[START OF EXTRACTED RECORDS]

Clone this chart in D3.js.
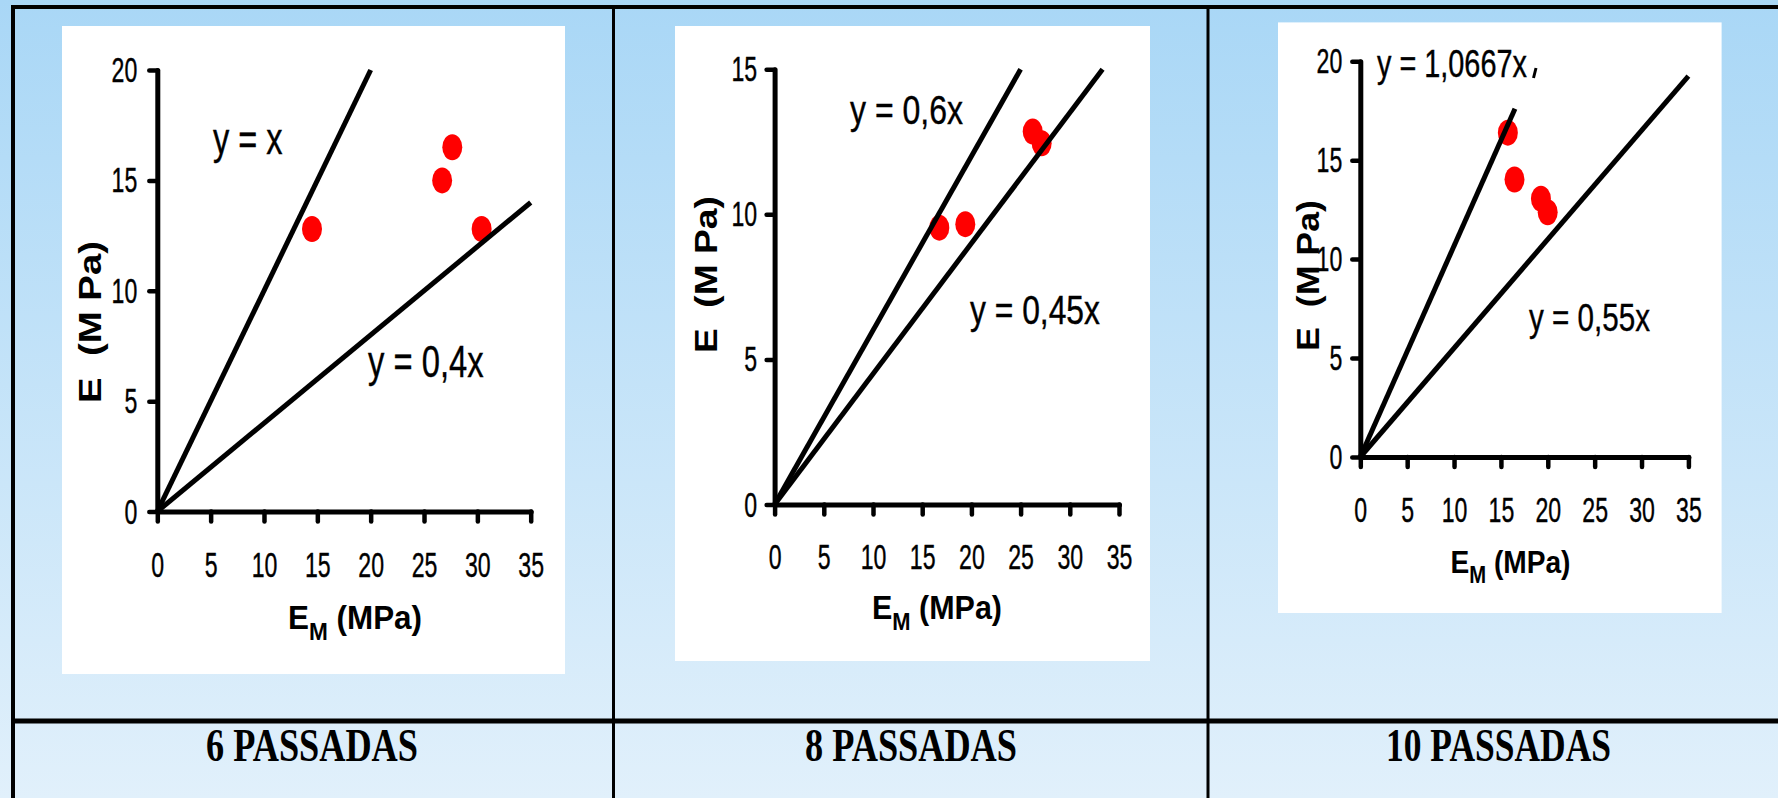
<!DOCTYPE html>
<html><head><meta charset="utf-8">
<script src="https://cdn.jsdelivr.net/npm/d3@7"></script>
<style>html,body{margin:0;padding:0;overflow:hidden;background:#fff}</style>
</head><body><svg id="c" width="1778" height="798"></svg>
<script>
// ---------- data ----------
const panelTitles = ["6 PASSADAS", "8 PASSADAS", "10 PASSADAS"];
const xTicks = [0, 5, 10, 15, 20, 25, 30, 35];
const yTicks6 = [0, 5, 10, 15, 20];
const yTicks8 = [0, 5, 10, 15];
const yTicks10 = [0, 5, 10, 15, 20];
const xMax = 35;
const yMax6 = 20, yMax8 = 15, yMax10 = 20;
// measured points (E_M, E) in MPa
const em6 = [14.5, 26.7, 27.65, 30.4];
const e6 = [12.8, 15.0, 16.5, 12.8];
const em8 = [16.74, 19.38, 26.23, 27.14];
const e8 = [9.54, 9.66, 12.85, 12.45];
const em10 = [15.74, 16.45, 19.27, 19.99];
const e10 = [16.39, 14.02, 13.05, 12.37];
// bounding lines y = a*x, drawn from x=0 to xEnd
const slopes6 = [1, 0.4], xEnd6 = [20, 35];
const slopes8 = [0.6, 0.45], xEnd8 = [25, 33.33];
const slopes10 = [1.0667, 0.55], xEnd10 = [16.5, 35];
const eqLabels6 = ["y = x", "y = 0,4x"];
const eqLabels8 = ["y = 0,6x", "y = 0,45x"];
const eqLabels10 = ["y = 1,0667x", "y = 0,55x"];
const xAxisTitle = ["E", "M", " (MPa)"];
const yAxisTitle = "E\u00A0\u00A0(M\u00A0Pa)";

const panels = [
  {em: em6, e: e6, slopes: slopes6, xEnd: xEnd6, eq: eqLabels6, yMax: yMax6, yTicks: yTicks6},
  {em: em8, e: e8, slopes: slopes8, xEnd: xEnd8, eq: eqLabels8, yMax: yMax8, yTicks: yTicks8},
  {em: em10, e: e10, slopes: slopes10, xEnd: xEnd10, eq: eqLabels10, yMax: yMax10, yTicks: yTicks10}
];

// ---------- layout ----------
const layout = [
  {box: [62, 26, 565, 674], x0: 157.3, x1: 530.7, y0: 511.5, y1: 70, ytGap: 20, xtBase: 65.5,
   ylab: {x: 101, cy: 322, len: 162}, xlab: {cx: 355, base: 629, w: 134, fs: 34},
   eqPos: [{x: 213, base: 153.5, w: 70, fs: 45}, {x: 368, base: 377, w: 116, fs: 45}],
   title: {cx: 312, w: 212}},
  {box: [675, 26, 1150, 661], x0: 774.6, x1: 1119, y0: 504.5, y1: 69.2, ytGap: 17.5, xtBase: 64.5,
   ylab: {x: 717, cy: 274.6, len: 157}, xlab: {cx: 937, base: 619, w: 130, fs: 34},
   eqPos: [{x: 850, base: 123.5, w: 113, fs: 40}, {x: 970, base: 324, w: 130, fs: 40}],
   title: {cx: 911, w: 212}},
  {box: [1278, 22.4, 1721.6, 613], x0: 1360.3, x1: 1688.4, y0: 457, y1: 61.2, ytGap: 18, xtBase: 65,
   ylab: {x: 1319, cy: 275.5, len: 151}, xlab: {cx: 1510.5, base: 573, w: 120, fs: 32},
   eqPos: [{x: 1377, base: 77, w: 150, fs: 38}, {x: 1529, base: 331, w: 121, fs: 38}],
   title: {cx: 1498.5, w: 225}}
];

const SX = 0.66; // horizontal compression of the sans text
const SANS = "'Liberation Sans', Arial, sans-serif";
const svg = d3.select("#c");

// background gradient
const defs = svg.append("defs");
const grad = defs.append("linearGradient").attr("id", "bg").attr("x1", 0).attr("y1", 0).attr("x2", 0).attr("y2", 1);
grad.append("stop").attr("offset", 0).attr("stop-color", "#a9d7f6");
grad.append("stop").attr("offset", 1).attr("stop-color", "#e1f0fb");
svg.append("rect").attr("width", 1778).attr("height", 798).attr("fill", "url(#bg)");

// frame
const frame = svg.append("g").attr("stroke", "#000");
frame.append("line").attr("x1", 11).attr("x2", 1778).attr("y1", 7).attr("y2", 7).attr("stroke-width", 4);
frame.append("line").attr("x1", 13).attr("x2", 13).attr("y1", 5).attr("y2", 798).attr("stroke-width", 4);
frame.append("line").attr("x1", 613.5).attr("x2", 613.5).attr("y1", 5).attr("y2", 798).attr("stroke-width", 3);
frame.append("line").attr("x1", 1208).attr("x2", 1208).attr("y1", 5).attr("y2", 798).attr("stroke-width", 3);
frame.append("line").attr("x1", 11).attr("x2", 1778).attr("y1", 721).attr("y2", 721).attr("stroke-width", 5);

function fitText(sel, x, y, width, anchor) {
  const w = sel.node().getBBox().width;
  const s = width / w;
  sel.attr("text-anchor", anchor).attr("transform", `translate(${x},${y}) scale(${s},1)`);
}

panels.forEach((p, i) => {
  const L = layout[i];
  const g = svg.append("g");
  g.append("rect").attr("x", L.box[0]).attr("y", L.box[1])
    .attr("width", L.box[2] - L.box[0]).attr("height", L.box[3] - L.box[1]).attr("fill", "#fff");

  const xs = d3.scaleLinear().domain([0, xMax]).range([L.x0, L.x1]);
  const ys = d3.scaleLinear().domain([0, p.yMax]).range([L.y0, L.y1]);

  // points (under the lines)
  g.append("g").selectAll("ellipse").data(p.em.map((v, k) => [v, p.e[k]])).join("ellipse")
    .attr("cx", d => xs(d[0])).attr("cy", d => ys(d[1]))
    .attr("rx", 10).attr("ry", 13).attr("fill", "#ff0000");

  // lines
  const line = d3.line().x(d => xs(d[0])).y(d => ys(d[1]));
  g.append("g").selectAll("path").data(p.slopes.map((a, k) => [[0, 0], [p.xEnd[k], a * p.xEnd[k]]])).join("path")
    .attr("d", line).attr("stroke", "#000").attr("stroke-width", 5).attr("fill", "none");

  // axes
  const gx = g.append("g").attr("transform", `translate(0,${L.y0})`)
    .call(d3.axisBottom(xs).tickValues(xTicks).tickSize(10).tickSizeOuter(0));
  const gy = g.append("g").attr("transform", `translate(${L.x0},0)`)
    .call(d3.axisLeft(ys).tickValues(p.yTicks).tickSize(8).tickSizeOuter(0));
  [gx, gy].forEach(a => {
    a.attr("font-family", SANS).attr("font-size", 35);
    a.select(".domain").attr("stroke", "#000").attr("stroke-width", 5).attr("stroke-linecap", "round");
    a.selectAll(".tick line").attr("stroke", "#000").attr("stroke-width", 4.5).attr("stroke-linecap", "round");
    a.selectAll(".tick text").attr("fill", "#000").attr("stroke", "#000").attr("stroke-width", 0.4);
  });
  gx.selectAll(".tick text").attr("y", L.xtBase).attr("dy", 0).attr("transform", `scale(${SX},1)`);
  gy.selectAll(".tick text").attr("x", -L.ytGap / SX).attr("dy", "0.33em").attr("transform", `scale(${SX},1)`);

  // equation labels
  p.eq.forEach((txt, k) => {
    const pos = L.eqPos[k];
    const t = g.append("text").attr("font-family", SANS)
      .attr("font-size", pos.fs).attr("fill", "#000").attr("stroke", "#000").attr("stroke-width", 0.4).text(txt);
    fitText(t, pos.x, pos.base, pos.w, "start");
  });

  // x axis title with subscript
  const fs = L.xlab.fs;
  const xt = g.append("text").attr("font-family", SANS)
    .attr("font-weight", "bold").attr("font-size", fs).attr("fill", "#000");
  xt.append("tspan").text(xAxisTitle[0]);
  xt.append("tspan").attr("font-size", fs * 0.72).attr("dy", fs * 0.32).text(xAxisTitle[1]);
  xt.append("tspan").attr("dy", -fs * 0.32).style("white-space", "pre").text(xAxisTitle[2]);
  fitText(xt, L.xlab.cx, L.xlab.base, L.xlab.w, "middle");

  // y axis title (rotated)
  g.append("text").attr("font-family", SANS)
    .attr("font-weight", "bold").attr("font-size", 32).attr("fill", "#000")
    .attr("text-anchor", "middle").attr("textLength", L.ylab.len).attr("lengthAdjust", "spacingAndGlyphs")
    .attr("transform", `translate(${L.ylab.x},${L.ylab.cy}) rotate(-90)`).text(yAxisTitle);

  // panel title
  const tt = svg.append("text").attr("font-family", "'Liberation Serif', 'Times New Roman', serif")
    .attr("font-weight", "bold").attr("font-size", 47).attr("fill", "#000").text(panelTitles[i]);
  fitText(tt, L.title.cx, 761, L.title.w, "middle");
});

// small stray stroke next to the 1,0667x label in the source figure
svg.append("line").attr("x1", 1536).attr("y1", 68).attr("x2", 1533.5).attr("y2", 78)
  .attr("stroke", "#000").attr("stroke-width", 3);
</script>
</body></html>
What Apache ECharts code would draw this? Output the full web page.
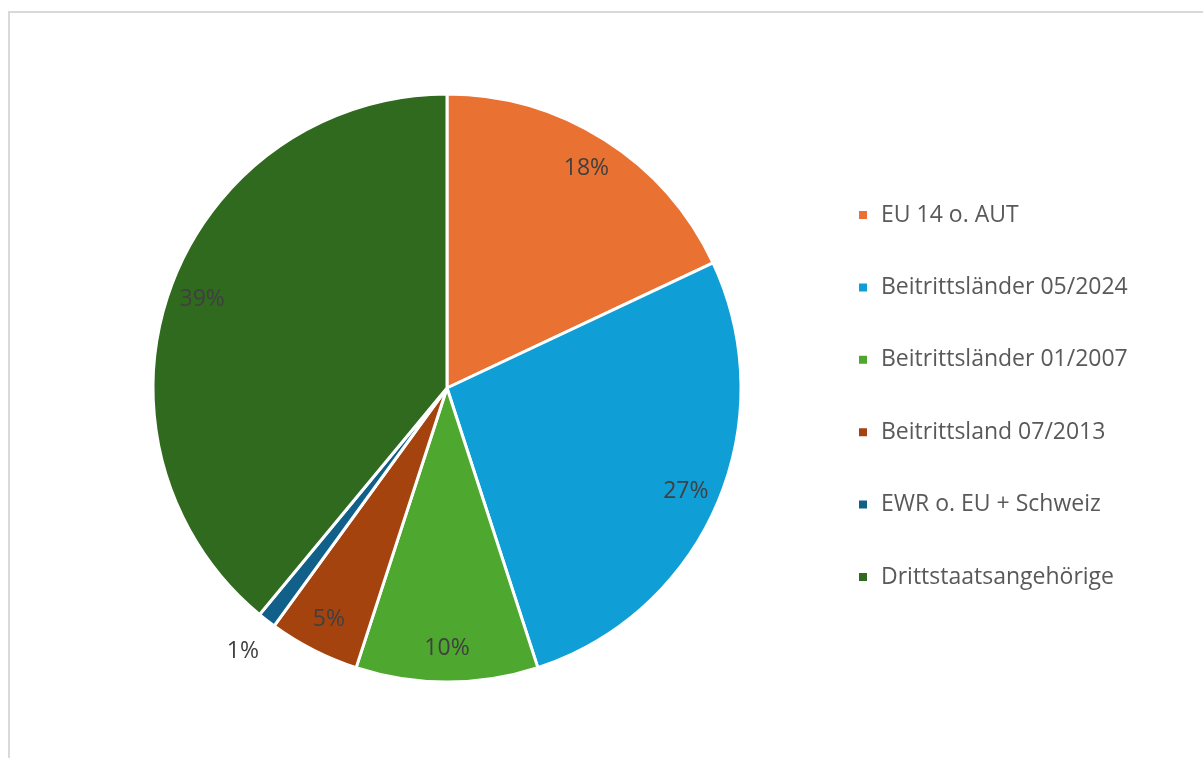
<!DOCTYPE html>
<html>
<head>
<meta charset="utf-8">
<script src="https://cdn.jsdelivr.net/npm/echarts@6/dist/echarts.min.js"></script>
<style>
html,body{margin:0;padding:0;background:#fff;}
#chart{width:1203px;height:758px;}
</style>
</head>
<body>
<div id="chart"></div>
<script>
const categories = ['EU 14 o. AUT','Beitrittsländer 05/2024','Beitrittsländer 01/2007','Beitrittsland 07/2013','EWR o. EU + Schweiz','Drittstaatsangehörige'];
const values = [18, 27, 10, 5, 1, 39];
const colors = ['#E97132','#0F9ED5','#4EA72E','#A5430F','#11608A','#2F6A1E'];
const outsideLabelIdx = [4];

const fontFam = '"Open Sans", Lato, sans-serif';
const labelFmt = p => Math.round(p.percent) + '%';

const chart = echarts.init(document.getElementById('chart'), null, {renderer:'canvas'});
const center = [447, 388];
const R = 294;

chart.setOption({
  animation:false,
  color: colors,
  graphic:[{type:'rect', silent:true, shape:{x:9,y:12,width:1400,height:900}, style:{fill:'none',stroke:'#d9d9d9',lineWidth:2}}],
  legend:{
    orient:'vertical', left:852, top:197,
    itemWidth:10, itemHeight:10, itemGap:46.4, icon:'rect',
    data: categories,
    textStyle:{fontFamily:fontFam, fontSize:23, color:'#595959', lineHeight:26, padding:[0,0,0,8]}
  },
  series:[
    {
      type:'pie', center:center, radius:R, startAngle:90, clockwise:true,
      data: categories.map((c,i)=>({name:c, value:values[i]})),
      itemStyle:{borderColor:'#fff', borderWidth:3},
      label:{show:false}, labelLine:{show:false},
      emphasis:{disabled:true}
    },
    {
      type:'pie', center:center, radius:[R*0.75, R], startAngle:90, clockwise:true, silent:true, legendHoverLink:false,
      data: categories.map((c,i)=>({name:c, value:values[i], label:{show: outsideLabelIdx.indexOf(i)<0}})),
      itemStyle:{color:'rgba(0,0,0,0)', borderWidth:0},
      label:{show:true, position:'inside', formatter:labelFmt, fontFamily:fontFam, fontSize:23, color:'#404040'},
      labelLine:{show:false}, emphasis:{disabled:true}
    },
    {
      type:'pie', center:center, radius:[R, R*1.245], startAngle:90, clockwise:true, silent:true, legendHoverLink:false,
      data: categories.map((c,i)=>({name:c, value:values[i], label:{show: outsideLabelIdx.indexOf(i)>=0}})),
      itemStyle:{color:'rgba(0,0,0,0)', borderWidth:0},
      label:{show:true, position:'inside', formatter:labelFmt, fontFamily:fontFam, fontSize:23, color:'#404040'},
      labelLine:{show:false}, emphasis:{disabled:true}
    }
  ]
});
</script>
</body>
</html>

[END OF EXTRACTED RECORDS]

TASK STATEMENT -> Each line containing the word "this" counts once; say how many such lines there are, giving only the number.

WRITTEN RESPONSE -> 2